** YOUR OBJECTIVE **
Starting at the line that contains "Emit a Python" and stopping after the line that contains "import plotly.graph_objects as go", copy the lines exactly. Pictures are left out.

** INPUT **
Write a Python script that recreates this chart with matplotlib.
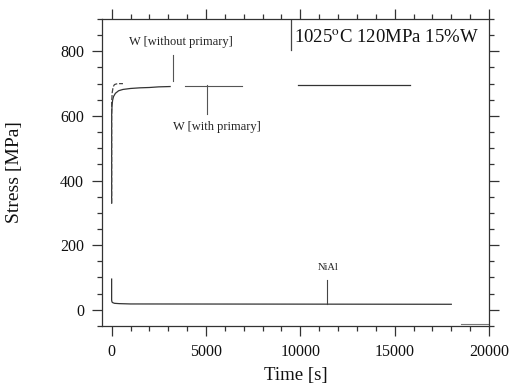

* * *

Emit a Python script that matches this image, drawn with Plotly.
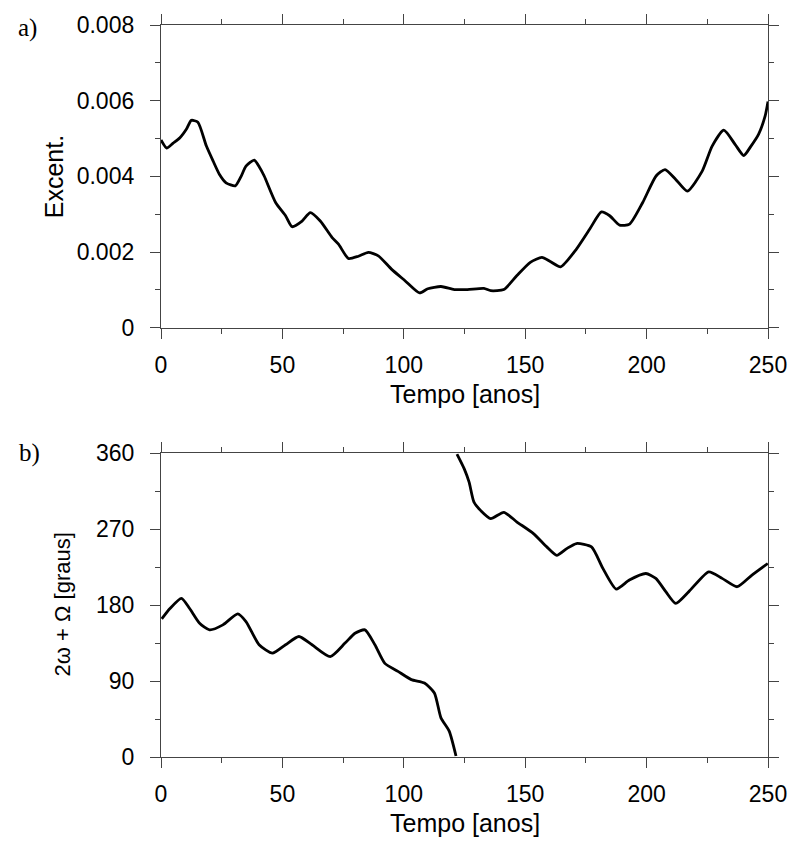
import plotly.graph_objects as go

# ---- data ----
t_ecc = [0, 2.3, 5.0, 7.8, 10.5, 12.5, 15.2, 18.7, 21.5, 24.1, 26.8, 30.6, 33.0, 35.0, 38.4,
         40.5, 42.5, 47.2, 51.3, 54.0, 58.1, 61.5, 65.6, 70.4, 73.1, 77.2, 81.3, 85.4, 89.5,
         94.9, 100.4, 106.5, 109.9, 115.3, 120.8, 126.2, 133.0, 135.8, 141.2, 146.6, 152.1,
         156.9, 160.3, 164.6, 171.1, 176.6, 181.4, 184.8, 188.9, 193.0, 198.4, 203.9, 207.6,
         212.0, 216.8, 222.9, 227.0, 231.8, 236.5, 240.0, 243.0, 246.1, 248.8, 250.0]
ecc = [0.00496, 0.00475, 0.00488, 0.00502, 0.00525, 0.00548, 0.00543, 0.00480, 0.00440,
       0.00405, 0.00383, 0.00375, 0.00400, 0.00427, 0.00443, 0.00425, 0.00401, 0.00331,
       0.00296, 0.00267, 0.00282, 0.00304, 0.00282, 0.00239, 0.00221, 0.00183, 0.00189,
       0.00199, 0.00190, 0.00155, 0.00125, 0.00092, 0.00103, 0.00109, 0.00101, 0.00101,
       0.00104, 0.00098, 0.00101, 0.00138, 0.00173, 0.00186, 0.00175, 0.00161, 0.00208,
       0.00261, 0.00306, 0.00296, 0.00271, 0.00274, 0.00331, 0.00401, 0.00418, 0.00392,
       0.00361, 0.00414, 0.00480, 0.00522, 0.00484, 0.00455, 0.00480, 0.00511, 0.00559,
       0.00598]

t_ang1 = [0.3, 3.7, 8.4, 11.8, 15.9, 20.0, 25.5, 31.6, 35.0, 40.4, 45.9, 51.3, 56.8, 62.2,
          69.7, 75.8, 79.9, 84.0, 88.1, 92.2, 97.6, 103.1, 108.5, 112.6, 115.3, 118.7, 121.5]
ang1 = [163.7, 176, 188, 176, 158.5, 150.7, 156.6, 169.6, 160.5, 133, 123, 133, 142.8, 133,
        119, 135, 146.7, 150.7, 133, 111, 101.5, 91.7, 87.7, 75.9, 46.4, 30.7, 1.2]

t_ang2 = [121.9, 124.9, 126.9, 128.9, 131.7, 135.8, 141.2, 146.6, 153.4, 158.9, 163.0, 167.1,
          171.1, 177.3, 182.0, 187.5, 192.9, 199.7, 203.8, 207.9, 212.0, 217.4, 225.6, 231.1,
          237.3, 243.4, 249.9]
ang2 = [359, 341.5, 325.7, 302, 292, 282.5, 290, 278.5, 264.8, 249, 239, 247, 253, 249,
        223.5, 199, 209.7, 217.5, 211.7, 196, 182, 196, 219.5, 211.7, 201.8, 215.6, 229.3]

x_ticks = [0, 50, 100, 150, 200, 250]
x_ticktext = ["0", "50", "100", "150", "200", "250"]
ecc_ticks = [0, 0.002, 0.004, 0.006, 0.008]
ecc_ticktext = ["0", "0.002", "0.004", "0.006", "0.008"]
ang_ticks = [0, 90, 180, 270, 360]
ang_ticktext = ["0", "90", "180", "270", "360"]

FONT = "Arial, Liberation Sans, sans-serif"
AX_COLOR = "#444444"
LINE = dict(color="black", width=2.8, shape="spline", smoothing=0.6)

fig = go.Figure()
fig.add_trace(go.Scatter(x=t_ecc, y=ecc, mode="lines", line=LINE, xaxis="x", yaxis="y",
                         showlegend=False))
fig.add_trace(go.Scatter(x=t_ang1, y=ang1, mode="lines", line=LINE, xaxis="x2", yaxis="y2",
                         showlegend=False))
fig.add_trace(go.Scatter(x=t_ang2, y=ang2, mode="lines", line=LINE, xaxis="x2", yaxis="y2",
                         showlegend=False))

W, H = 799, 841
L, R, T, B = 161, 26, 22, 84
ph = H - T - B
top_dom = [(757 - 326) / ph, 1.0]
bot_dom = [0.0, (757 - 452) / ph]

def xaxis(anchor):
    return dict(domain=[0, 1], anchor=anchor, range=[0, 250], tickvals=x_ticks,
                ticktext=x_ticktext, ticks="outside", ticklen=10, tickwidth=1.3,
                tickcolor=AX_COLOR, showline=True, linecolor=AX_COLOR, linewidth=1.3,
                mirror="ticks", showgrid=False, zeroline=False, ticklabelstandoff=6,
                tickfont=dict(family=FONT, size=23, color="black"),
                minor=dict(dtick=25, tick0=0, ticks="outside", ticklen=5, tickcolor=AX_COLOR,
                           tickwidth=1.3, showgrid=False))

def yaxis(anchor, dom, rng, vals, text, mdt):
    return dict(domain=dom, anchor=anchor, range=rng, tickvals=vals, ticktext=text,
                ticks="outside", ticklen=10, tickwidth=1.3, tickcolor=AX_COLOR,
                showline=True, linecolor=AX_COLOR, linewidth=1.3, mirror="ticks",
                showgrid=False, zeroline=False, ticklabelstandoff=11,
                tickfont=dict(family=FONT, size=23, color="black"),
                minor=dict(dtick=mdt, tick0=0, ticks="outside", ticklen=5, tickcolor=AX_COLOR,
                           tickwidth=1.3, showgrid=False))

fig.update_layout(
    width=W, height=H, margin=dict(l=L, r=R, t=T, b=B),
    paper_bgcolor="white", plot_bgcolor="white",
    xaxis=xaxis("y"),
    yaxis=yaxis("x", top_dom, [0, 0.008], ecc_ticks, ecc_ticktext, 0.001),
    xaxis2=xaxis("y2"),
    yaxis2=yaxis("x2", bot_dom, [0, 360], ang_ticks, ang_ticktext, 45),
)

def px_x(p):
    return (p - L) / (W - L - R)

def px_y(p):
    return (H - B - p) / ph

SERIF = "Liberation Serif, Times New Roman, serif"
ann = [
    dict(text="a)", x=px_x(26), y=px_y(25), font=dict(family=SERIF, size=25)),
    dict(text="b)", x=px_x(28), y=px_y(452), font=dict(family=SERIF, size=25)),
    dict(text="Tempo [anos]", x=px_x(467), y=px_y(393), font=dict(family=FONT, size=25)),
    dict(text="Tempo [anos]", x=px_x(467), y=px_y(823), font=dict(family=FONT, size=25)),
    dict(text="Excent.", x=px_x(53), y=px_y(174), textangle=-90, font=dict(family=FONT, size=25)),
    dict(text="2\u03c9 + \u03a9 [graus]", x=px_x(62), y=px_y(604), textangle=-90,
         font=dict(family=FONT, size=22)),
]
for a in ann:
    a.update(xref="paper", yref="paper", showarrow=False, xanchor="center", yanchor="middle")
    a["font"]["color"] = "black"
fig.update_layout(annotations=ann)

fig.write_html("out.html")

** FINAL RESULT **
Emit a Python script that matches this image, drawn with Plotly.
import plotly.graph_objects as go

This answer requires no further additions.